В час дня я вместе с охранником Димой пошел за аккредитацией на Московский фестиваль и благополучно и быстро ее получил в одряхлевшем Доме кинематографистов. Но по дороге мы проходили мимо Музея революции, того самого, где Витя Симакин служил когда-то дворником, и тут я обнаружил, что знаменитого троллейбуса с раскореженным боком, появившегося как экспонат после переворота 1991 года, уже нет. Тяжелое артиллерийское орудие, стоящее в правом углу музейного двора, - есть, на месте и знаменитый броневичок, участвовавший в революции 1917 года, а вот троллейбус куда-то исчез. И тут Дима рассказал мне, что именно на этом экс-музейном троллейбусе работал его друг.

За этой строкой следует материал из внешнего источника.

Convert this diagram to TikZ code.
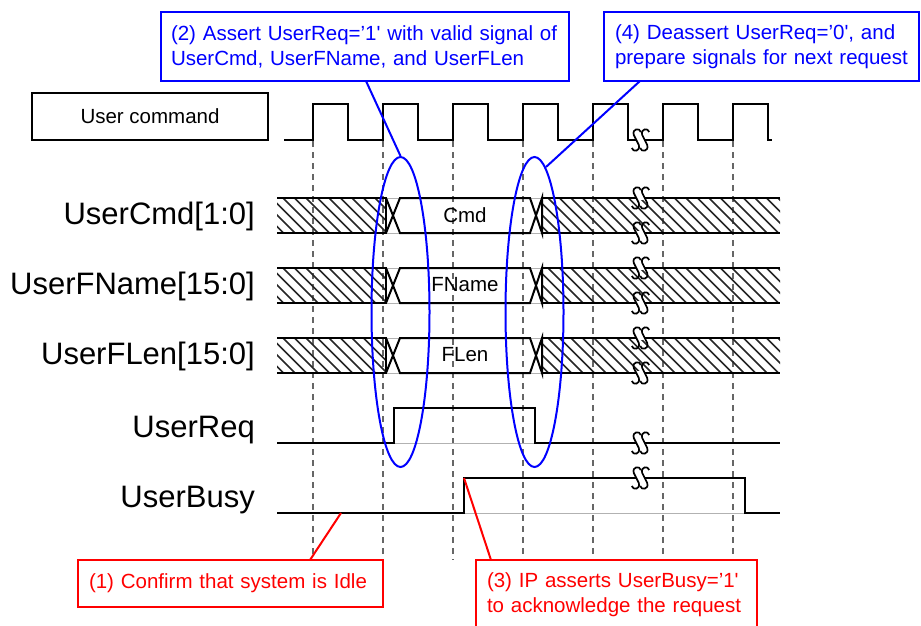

В Димином пересказе эта история выглядит так: "Шел дождь, моего друга остановили около американского посольства. У него закончилась смена, и он ехал в парк. Развернули троллейбус поперек, баррикада. Мой друг от троллейбуса не отходит. (Из телефона-автомата звонил в парк - приказали от троллейбуса не отходить. Как-никак, а вверенная ему гостехника.) Через полчаса появляется компания демократов с водкой и бутербродами. На баррикаде, составленной из парковых скамеек, троллейбусов, легковых авто, мусорных контейнеров, - шумела напряженно-разухабистая толпа, подогретая чаем, кофе и другими, более крепкими напитками. Все ждали штурма. Мой друг, продолжает Дима, сидел в своем троллейбусе, пока не начали стрелять. Стреляли с крыш, но не прицельно по людям, а по технике, стоящей в баррикаде. Кто стрелял, по-моему, до сих пор не знает никто. (Если только некоторые деятели спецслужб.) Скорее всего это была провокация, так как буквально минут через 15–20 появился первый танк, и разогретая толпа обезумевших "защитников демократии" стала забрасывать его тем, что под руку попалось. Друг, кстати, видел, как этот дурачок, кажется, фамилия его Комаровский, попал под танк. Дождь - а этот парень с плащ-палаткой на плечах, веревка в плащ-палатке у него узлом на шее завязана. И вот он полез на танк. Ребята в танке ничего не видят, все люки задраены, "смотровые щели" залиты и заляпаны всякой гадостью (которой забрасывали машину), а у того плащ-палатка зацепилась за трак, вот этой плащ-палаткой его под танк и затащило".